**** Dataset extract ****

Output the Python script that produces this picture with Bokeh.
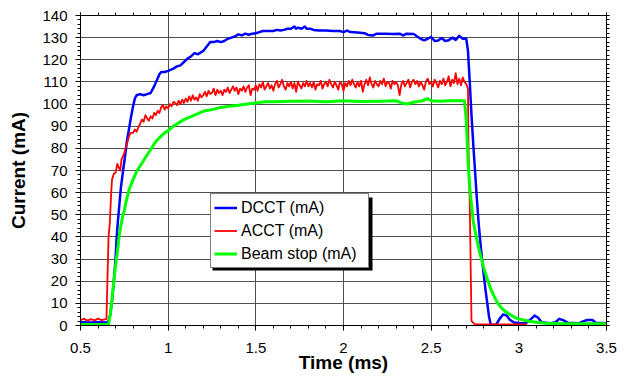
from bokeh.plotting import figure
from bokeh.models import (Range1d, LinearAxis, SingleIntervalTicker, NumeralTickFormatter,
                          Legend, LegendItem, BoxAnnotation, CustomJSTickFormatter)
from bokeh.embed import file_html
from bokeh.resources import INLINE

# ---------------- data ----------------
dcct_t = [0.50, 0.55, 0.60, 0.65, 0.66, 0.67, 0.68, 0.69, 0.70, 0.705, 0.71, 0.72, 0.73, 0.743,
          0.755, 0.766, 0.775, 0.79, 0.80, 0.81, 0.82, 0.84, 0.86, 0.88, 0.90, 0.92, 0.94, 0.95,
          0.96, 0.98, 1.00, 1.03, 1.05, 1.07, 1.09, 1.11, 1.13, 1.15, 1.17, 1.18, 1.20, 1.22,
          1.24, 1.26, 1.28, 1.30, 1.32, 1.34, 1.36, 1.38, 1.40, 1.42, 1.44, 1.46, 1.48, 1.50,
          1.52, 1.54, 1.56, 1.60, 1.62, 1.64, 1.66, 1.68, 1.70, 1.72, 1.73, 1.74, 1.76, 1.78,
          1.79, 1.81, 1.83, 1.86, 1.90, 1.94, 1.98, 2.00, 2.02, 2.04, 2.08, 2.12, 2.14, 2.17,
          2.19, 2.24, 2.28, 2.32, 2.34, 2.36, 2.40, 2.42, 2.44, 2.46, 2.48, 2.50, 2.52, 2.54,
          2.56, 2.58, 2.60, 2.62, 2.64, 2.66, 2.68, 2.70, 2.71, 2.72, 2.73, 2.74, 2.75, 2.76,
          2.77, 2.78, 2.79, 2.80, 2.81, 2.82, 2.83, 2.84, 2.87, 2.89, 2.91, 2.93, 2.95, 2.97,
          3.00, 3.04, 3.07, 3.09, 3.11, 3.13, 3.18, 3.21, 3.23, 3.25, 3.28, 3.34, 3.37, 3.39,
          3.42, 3.44, 3.50]
dcct_i = [1.5, 1.4, 1.5, 1.4, 2, 5, 11, 20, 30, 38, 44, 53, 62, 70,
          77, 84, 88, 95, 99, 102.5, 104, 104.5, 104, 104.5, 105, 108, 111.5, 113.5,
          114.5, 114.5, 115, 116, 117, 117.5, 119, 120.5, 121.5, 123, 122.5, 123, 124, 126,
          128, 128, 128.5, 128, 128.5, 129.5, 130, 130.5, 131.5, 131, 131.8, 131.3, 131.8, 132,
          132.5, 133, 133, 133, 133.5, 133.2, 133.5, 134, 134, 135, 134, 134.5, 134, 135,
          134, 134, 133.5, 133.2, 133.2, 133, 133, 132.5, 133.2, 132.5, 132.3, 132, 131.2, 131,
          131.8, 131.8, 131.7, 131.8, 131, 131.8, 131.7, 130.5, 129.5, 128.8, 129.5, 130.3, 128.5, 128.7,
          129.8, 128.5, 128.8, 130, 129, 130.8, 129.5, 129.5, 124, 110, 95, 82, 70, 58,
          47, 38, 30, 23, 16, 10, 4, 0.3, 0.3, 3, 5, 4.5, 2.5, 1.5,
          1, 1, 3, 4.5, 3.5, 1.5, 1, 1.5, 3, 2.5, 1.2, 1, 2, 2.5,
          2.5, 1.2, 1]

acct_t = [0.50, 0.52, 0.54, 0.56, 0.58, 0.60, 0.62, 0.64, 0.648, 0.655, 0.66, 0.667, 0.675, 0.68,
          0.69, 0.70, 0.71, 0.72, 0.727, 0.734, 0.74, 0.75, 0.756, 0.765, 0.775, 0.785, 0.80,
          0.81, 0.82, 0.83, 0.84, 0.85, 0.86, 0.87, 0.88, 0.89, 0.90, 0.91, 0.92, 0.93, 0.94,
          0.95, 0.96, 0.97, 0.98, 0.99,
          1.00, 1.01, 1.02, 1.03, 1.04, 1.05, 1.06, 1.07, 1.08, 1.09,
          1.10, 1.11, 1.12, 1.13, 1.14, 1.15, 1.16, 1.17, 1.18, 1.19,
          1.20, 1.21, 1.22, 1.23, 1.24, 1.25, 1.26, 1.27, 1.28, 1.29,
          1.30, 1.31, 1.32, 1.33, 1.34, 1.35, 1.36, 1.37, 1.38, 1.39,
          1.40, 1.41, 1.42, 1.43, 1.44, 1.45, 1.46, 1.47, 1.48, 1.49,
          1.50, 1.51, 1.52, 1.53, 1.54, 1.55, 1.56, 1.57, 1.58, 1.59,
          1.60, 1.61, 1.62, 1.63, 1.64, 1.65, 1.66, 1.67, 1.68, 1.69,
          1.70, 1.71, 1.72, 1.73, 1.74, 1.75, 1.76, 1.77, 1.78, 1.79,
          1.80, 1.81, 1.82, 1.83, 1.84, 1.85, 1.86, 1.87, 1.88, 1.89,
          1.90, 1.91, 1.92, 1.93, 1.94, 1.95, 1.96, 1.97, 1.98, 1.99,
          2.00, 2.01, 2.02, 2.03, 2.04, 2.05, 2.06, 2.07, 2.08, 2.09,
          2.10, 2.11, 2.12, 2.13, 2.14, 2.15, 2.16, 2.17, 2.18, 2.19,
          2.20, 2.21, 2.22, 2.23, 2.24, 2.25, 2.26, 2.27, 2.28, 2.29,
          2.30, 2.31, 2.32, 2.33, 2.34, 2.35, 2.36, 2.37, 2.38, 2.39,
          2.40, 2.41, 2.42, 2.43, 2.44, 2.45, 2.46, 2.47, 2.48, 2.49,
          2.50, 2.51, 2.52, 2.53, 2.54, 2.55, 2.56, 2.57, 2.58, 2.59,
          2.60, 2.61, 2.62, 2.63, 2.64, 2.65, 2.66, 2.67, 2.68, 2.69,
          2.70, 2.71, 2.713, 2.72, 2.73, 2.75, 2.85, 2.95, 3.045]
acct_i = [2.5, 3.0, 2.2, 2.9, 2.3, 3.1, 2.4, 2.8, 3.0, 25, 40, 46, 60, 66,
          68.5, 69, 73, 71, 70, 75, 76, 78, 80, 82, 85, 87, 87,
          88.5, 87.5, 89.5, 91, 93, 92, 95, 93.5, 92.5, 94.5, 93.5, 96, 95, 97,
          96, 98.5, 99.5, 97.5, 99,
          98, 100, 99, 101, 100.5, 99.5, 101.5, 100, 102, 100.5,
          102.5, 101, 103.5, 101.5, 104, 102, 103, 101.5, 104.5, 103,
          104, 105.5, 103.5, 106, 104.5, 105, 107, 104, 106.5, 105,
          106, 104, 106.5, 105.5, 107.5, 105, 106.5, 108, 106, 107.5,
          104.5, 107, 106, 108, 105.5, 107.5, 108.5, 104, 107, 106.5,
          108.5, 106, 109, 107.5, 110, 106.5, 108, 109.5, 107, 108.5,
          106, 109, 110.5, 107.5, 109, 111, 108, 106.5, 109.5, 108,
          110, 107, 109.5, 105.5, 110, 108.5, 107, 109.5, 108, 110.5,
          108, 109.5, 107.5, 110, 106.5, 109, 108.5, 110.5, 107, 109,
          110, 108, 111, 109, 107.5, 110, 108.5, 106.5, 110, 109,
          106, 109.5, 108, 110.5, 108.5, 111, 109, 107.5, 110, 108,
          110.5, 105.5, 109, 111, 108.5, 112, 109, 107.5, 110.5, 109,
          108, 110.5, 109, 111.5, 108, 110, 109.5, 107, 110.5, 109,
          110, 108.5, 104, 109, 110.5, 108, 109.5, 111, 107.5, 110,
          111, 109, 110.5, 108, 110, 108.5, 106.5, 110, 111.5, 109,
          110, 108, 111, 109.5, 107.5, 110.5, 109, 111.5, 108.5, 110,
          112.5, 108, 111, 109.5, 114, 109, 111.5, 108.5, 112, 110,
          109, 107, 80, 55, 2, 0.5, 0.5, 0.5, 0.5]

beam_t = [0.50, 0.60, 0.66, 0.67, 0.68, 0.69, 0.70, 0.71, 0.72, 0.73, 0.74, 0.75, 0.76, 0.77,
          0.78, 0.80, 0.82, 0.84, 0.86, 0.88, 0.90, 0.92, 0.94, 0.96, 0.98, 1.00, 1.03, 1.06,
          1.09, 1.12, 1.15, 1.18, 1.21, 1.25, 1.30, 1.35, 1.40, 1.45, 1.50, 1.55, 1.60, 1.65,
          1.70, 1.80, 1.90, 2.00, 2.10, 2.20, 2.30, 2.33, 2.36, 2.40, 2.45, 2.48, 2.50, 2.55,
          2.60, 2.65, 2.69, 2.70, 2.71, 2.72, 2.74, 2.76, 2.78, 2.80, 2.82, 2.84, 2.86, 2.88,
          2.90, 2.92, 2.95, 2.98, 3.00, 3.05, 3.10, 3.15, 3.25, 3.35, 3.50]
beam_i = [0.5, 0.5, 0.6, 5, 12, 20, 27, 33, 40, 45, 49, 52, 56, 59,
          62, 66, 69.5, 72, 74.5, 77, 79.5, 82, 84, 85.5, 87, 88, 90, 91.5,
          93, 94, 95, 96, 97, 97.5, 98.5, 99, 99.5, 100, 100.5, 101, 101, 101.2,
          101.3, 101.4, 101, 101.5, 101.2, 101.3, 101.5, 100.5, 100, 100.8, 101.5, 102.5, 101.5, 101.3,
          101.5, 101.5, 101.5, 93, 75, 62, 47, 39, 32, 26, 21, 16.5, 13, 10,
          8, 6.5, 5, 3.5, 3, 2, 1.5, 1, 0.8, 0.8, 0.8]

series_names = ["DCCT (mA)", "ACCT (mA)", "Beam stop (mA)"]
series_colors = ["#0000FF", "#FF0000", "#00FF00"]

FONT = "Liberation Sans"

p = figure(width=625, height=378, output_backend="svg", toolbar_location=None,
           x_range=Range1d(0.5, 3.5), y_range=Range1d(0, 140),
           min_border_left=80, min_border_right=19, min_border_top=15, min_border_bottom=53,
           background_fill_color="white", border_fill_color="white")
p.outline_line_color = "black"
p.outline_line_width = 1

# axes
p.xaxis.ticker = SingleIntervalTicker(interval=0.5, num_minor_ticks=5)
p.yaxis.ticker = SingleIntervalTicker(interval=10, num_minor_ticks=5)
p.xaxis.formatter = NumeralTickFormatter(format="0.[0]")
for ax in (p.xaxis[0], p.yaxis[0]):
    ax.axis_line_color = "black"
    ax.major_tick_line_color = "black"
    ax.minor_tick_line_color = "black"
    ax.major_tick_in = 0
    ax.minor_tick_in = 0
    ax.major_tick_out = 5
    ax.minor_tick_out = 3
    ax.major_label_text_font = FONT
    ax.major_label_text_font_size = "15px"
    ax.major_label_text_color = "black"
    ax.axis_label_text_font = FONT
    ax.axis_label_text_font_style = "bold"
    ax.axis_label_text_color = "black"

p.xaxis.axis_label = "Time (ms)"
p.xaxis.axis_label_text_font_size = "19px"
p.xaxis.major_label_standoff = 12
p.xaxis.axis_label_standoff = -4

p.yaxis.axis_label = "Current (mA)"
p.yaxis.axis_label_text_font_size = "19px"
p.yaxis.major_label_standoff = 8
p.yaxis.axis_label_standoff = 10

blank = CustomJSTickFormatter(code="return ''")
right_ax = LinearAxis(ticker=SingleIntervalTicker(interval=10, num_minor_ticks=5), formatter=blank,
                      major_label_text_font_size="0px", major_label_standoff=0,
                      major_tick_in=0, minor_tick_in=0, major_tick_out=3, minor_tick_out=3,
                      axis_line_color="black")
top_ax = LinearAxis(ticker=SingleIntervalTicker(interval=0.5, num_minor_ticks=5), formatter=blank,
                    major_label_text_font_size="0px", major_label_standoff=0,
                    major_tick_in=0, minor_tick_in=0, major_tick_out=3, minor_tick_out=3,
                    axis_line_color="black")
p.add_layout(right_ax, "right")
p.add_layout(top_ax, "above")

# grid
p.xgrid.grid_line_color = "#505050"
p.ygrid.grid_line_color = "#505050"
p.xgrid.grid_line_width = 1
p.ygrid.grid_line_width = 1

# lines
r_d = p.line(dcct_t, dcct_i, line_color=series_colors[0], line_width=2.5, line_join="round")
r_a = p.line(acct_t, acct_i, line_color=series_colors[1], line_width=1.8, line_join="round")
r_b = p.line(beam_t, beam_i, line_color=series_colors[2], line_width=3, line_join="round")

# legend shadow
shadow = BoxAnnotation(left=132, right=132 + 160, bottom=55, top=55 + 73,
                       left_units="screen", right_units="screen",
                       bottom_units="screen", top_units="screen",
                       fill_color="black", fill_alpha=1, line_color=None)
p.add_layout(shadow)

legend = Legend(items=[LegendItem(label=series_names[0], renderers=[r_d]),
                       LegendItem(label=series_names[1], renderers=[r_a]),
                       LegendItem(label=series_names[2], renderers=[r_b])],
                location=(130, 57), orientation="vertical",
                label_text_font=FONT, label_text_font_size="16px", label_text_color="black",
                glyph_width=23, glyph_height=21, label_height=21, label_width=124,
                label_standoff=4, spacing=2, padding=3, margin=0,
                border_line_color="black", border_line_width=1,
                background_fill_color="white", background_fill_alpha=1)
p.add_layout(legend)

open("out.html", "w").write(file_html(p, INLINE))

****

- **Problem requirements**: Quote, exactly and only, the lines from the first line of the data above through the line containing "from bokeh.resources import INLINE". The pictures do not belong in it.

- **Solution to this exercise**:
Output the Python script that produces this picture with Bokeh.
from bokeh.plotting import figure
from bokeh.models import (Range1d, LinearAxis, SingleIntervalTicker, NumeralTickFormatter,
                          Legend, LegendItem, BoxAnnotation, CustomJSTickFormatter)
from bokeh.embed import file_html
from bokeh.resources import INLINE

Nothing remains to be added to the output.